Ahora bien, GM no es el único explotador. De acuerdo con El Universal, “la quinta parte del país está concesionada al sector minero”. Ahí están otros cinco grupos, uno de los cuales, Altos Hornos de México, tiene una mina que controla un territorio del tamaño de Tabasco. También ahí anda de puntitas Blackfire, una minera canadiense cuyo proyecto en Chiapas fue clausurado “por violar normas ambientales” y cuya presencia se esconde hoy tras prestanombres. Una semana antes de la clausura, dice la nota citando el informe de un sindicato y dos ONG de Canadá, un activista antiminero fue asesinado y días después se presentaron en su país de origen acusaciones de corrupción contra la empresa. Y ni hablar de los Pocitos, también denunciados en este periódico. Por lo demás, si en el pasado fueron necesarios incentivos tributarios a la minería, ya no lo son. Celebro que la Reforma Fiscal haya incluido más gravámenes a las empresas mineras; deploro que puedan evadirlos o eludirlos.
Y es que el problema de fondo es la complicidad gubernamental. Hay depredadores porque el Gobierno Federal les otorga los permisos y solapa sus abusos y porque los gobiernos estatales se hacen de la vista gorda. Claro, en cuanto se desata un escándalo que provoca indignación social todas las autoridades se vuelven muy fieras para declarar contra el infractor. El gobernador de Sonora acaba de dar el ejemplo. Para contrarrestar las críticas contra su proyecto de acueducto —que ha generado un movimiento opositor yaqui— y las presuntas corruptelas que hicieron posible la construcción de una presa en su rancho particular, picó la cresta anticentralista en su estado. Pero ese juego requiere firmeza, y él reculó al primer revire del centro. Ni eso.
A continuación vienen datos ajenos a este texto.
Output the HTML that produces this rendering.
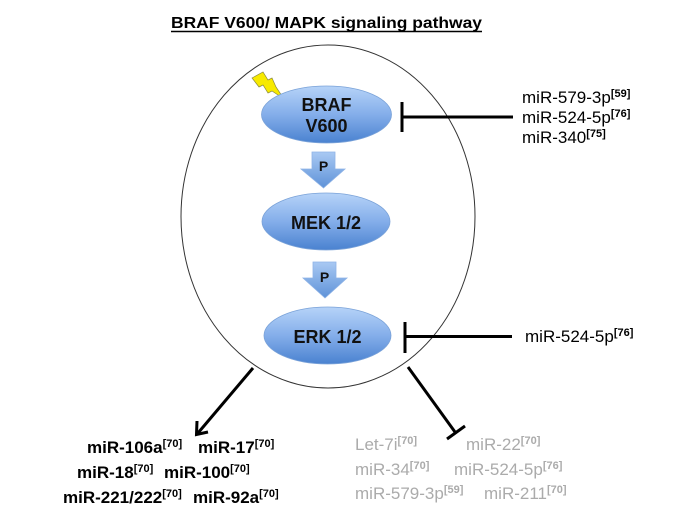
<!DOCTYPE html>
<html>
<head>
<meta charset="utf-8">
<style>
  html, body { margin: 0; padding: 0; background: #ffffff; }
  svg { display: block; }
  text { font-family: "Liberation Sans", Arial, sans-serif; }
</style>
</head>
<body>
<svg width="700" height="525" viewBox="0 0 700 525" xmlns="http://www.w3.org/2000/svg">
  <defs>
    <linearGradient id="nodeG" x1="0" y1="0" x2="0" y2="1">
      <stop offset="0" stop-color="#b6d3f8"/>
      <stop offset="0.5" stop-color="#84aeea"/>
      <stop offset="1" stop-color="#4a82d0"/>
    </linearGradient>
    <linearGradient id="arrG" x1="0" y1="0" x2="0" y2="1">
      <stop offset="0" stop-color="#a9c9f3"/>
      <stop offset="1" stop-color="#5e92d8"/>
    </linearGradient>
  </defs>

  <!-- Title -->
  <text x="171" y="28" font-size="16" font-weight="bold" fill="#000" textLength="311" lengthAdjust="spacingAndGlyphs">BRAF V600/ MAPK signaling pathway</text>
  <line x1="171" y1="31.5" x2="482" y2="31.5" stroke="#000" stroke-width="1.5"/>

  <!-- Cell ellipse -->
  <ellipse cx="328" cy="216.5" rx="147" ry="171.5" fill="none" stroke="#333" stroke-width="1"/>

  <!-- Lightning bolt -->
  <polygon points="252,78 263,72 268,80 272,78 276,87 284,99 272,91 268,93 263,85 259,87" fill="#f7ea00" stroke="#8a8a40" stroke-width="0.7"/>

  <!-- BRAF node -->
  <ellipse cx="326.5" cy="114.5" rx="65" ry="28.5" fill="url(#nodeG)" stroke="#7aa2d8" stroke-width="0.8"/>
  <text x="326.5" y="111" font-size="18" font-weight="bold" text-anchor="middle" fill="#111">BRAF</text>
  <text x="326.5" y="132" font-size="18" font-weight="bold" text-anchor="middle" fill="#111">V600</text>

  <!-- P arrow 1 -->
  <polygon points="312,152 335,152 335,169 345,169 323.5,188 301,169 312,169" fill="url(#arrG)" stroke="#8fb3e6" stroke-width="0.8"/>
  <text x="323.5" y="171" font-size="14" font-weight="bold" text-anchor="middle" fill="#111">P</text>

  <!-- MEK node -->
  <ellipse cx="326" cy="221.5" rx="64" ry="28.5" fill="url(#nodeG)" stroke="#7aa2d8" stroke-width="0.8"/>
  <text x="326" y="229" font-size="18" font-weight="bold" text-anchor="middle" fill="#111">MEK 1/2</text>

  <!-- P arrow 2 -->
  <polygon points="313,262 336,262 336,278 347,278 325,298 303,278 313,278" fill="url(#arrG)" stroke="#8fb3e6" stroke-width="0.8"/>
  <text x="324.5" y="282" font-size="14" font-weight="bold" text-anchor="middle" fill="#111">P</text>

  <!-- ERK node -->
  <ellipse cx="327.5" cy="335.5" rx="63.5" ry="28.5" fill="url(#nodeG)" stroke="#7aa2d8" stroke-width="0.8"/>
  <text x="327.5" y="343" font-size="18" font-weight="bold" text-anchor="middle" fill="#111">ERK 1/2</text>

  <!-- Inhibition BRAF -->
  <line x1="402" y1="117" x2="513" y2="117" stroke="#000" stroke-width="3"/>
  <line x1="402" y1="102" x2="402" y2="132" stroke="#000" stroke-width="3"/>

  <!-- Inhibition ERK -->
  <line x1="405" y1="336.5" x2="512" y2="336.5" stroke="#000" stroke-width="3"/>
  <line x1="405" y1="322" x2="405" y2="353" stroke="#000" stroke-width="3"/>

  <!-- Right labels top -->
  <text x="522" y="103" font-size="17" fill="#000">miR-579-3p<tspan font-size="11" font-weight="bold" dy="-6">[59]</tspan></text>
  <text x="522" y="123" font-size="17" fill="#000">miR-524-5p<tspan font-size="11" font-weight="bold" dy="-6">[76]</tspan></text>
  <text x="522" y="143" font-size="17" fill="#000">miR-340<tspan font-size="11" font-weight="bold" dy="-6">[75]</tspan></text>

  <!-- Right label ERK -->
  <text x="525" y="342" font-size="17" fill="#000">miR-524-5p<tspan font-size="11" font-weight="bold" dy="-6">[76]</tspan></text>

  <!-- Bottom-left arrow -->
  <line x1="253" y1="368" x2="198" y2="433" stroke="#000" stroke-width="3"/>
  <polyline points="197,421 196.5,434.5 208,432" fill="none" stroke="#000" stroke-width="3" stroke-linejoin="miter"/>

  <!-- Bottom-right inhibition -->
  <line x1="408" y1="367" x2="455" y2="432" stroke="#000" stroke-width="3"/>
  <line x1="447" y1="439" x2="465" y2="426" stroke="#000" stroke-width="3"/>

  <!-- Bottom-left labels (bold black) -->
  <g font-weight="bold" fill="#000" font-size="17">
    <text x="87" y="453">miR-106a<tspan font-size="11" dy="-6">[70]</tspan></text>
    <text x="198" y="453">miR-17<tspan font-size="11" dy="-6">[70]</tspan></text>
    <text x="77" y="478">miR-18<tspan font-size="11" dy="-6">[70]</tspan></text>
    <text x="164" y="478">miR-100<tspan font-size="11" dy="-6">[70]</tspan></text>
    <text x="63" y="503">miR-221/222<tspan font-size="11" dy="-6">[70]</tspan></text>
    <text x="193" y="503">miR-92a<tspan font-size="11" dy="-6">[70]</tspan></text>
  </g>

  <!-- Bottom-right labels (gray) -->
  <g fill="#ababab" font-size="17">
    <text x="355" y="450">Let-7i<tspan font-size="11" font-weight="bold" dy="-6">[70]</tspan></text>
    <text x="466" y="450">miR-22<tspan font-size="11" font-weight="bold" dy="-6">[70]</tspan></text>
    <text x="355" y="475">miR-34<tspan font-size="11" font-weight="bold" dy="-6">[70]</tspan></text>
    <text x="454" y="475">miR-524-5p<tspan font-size="11" font-weight="bold" dy="-6">[76]</tspan></text>
    <text x="355" y="499">miR-579-3p<tspan font-size="11" font-weight="bold" dy="-6">[59]</tspan></text>
    <text x="484" y="499">miR-211<tspan font-size="11" font-weight="bold" dy="-6">[70]</tspan></text>
  </g>
</svg>
</body>
</html>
La minería mexicana es una industria doblemente extractiva. Extrae de la tierra la riqueza y, a cambio de un salario miserable, extrae de los mineros el trabajo y a veces la salud y hasta la vida misma. A ver si por lo menos en vísperas electorales el gobierno se decide a aplicar la ley a GM. Porque si persiste su lenidad frente al empresariado —como ya ocurrió ante los abusos cometidos por los propietarios de Mexicana y de Oceanografía— el electorado puede y debe pasarle la factura.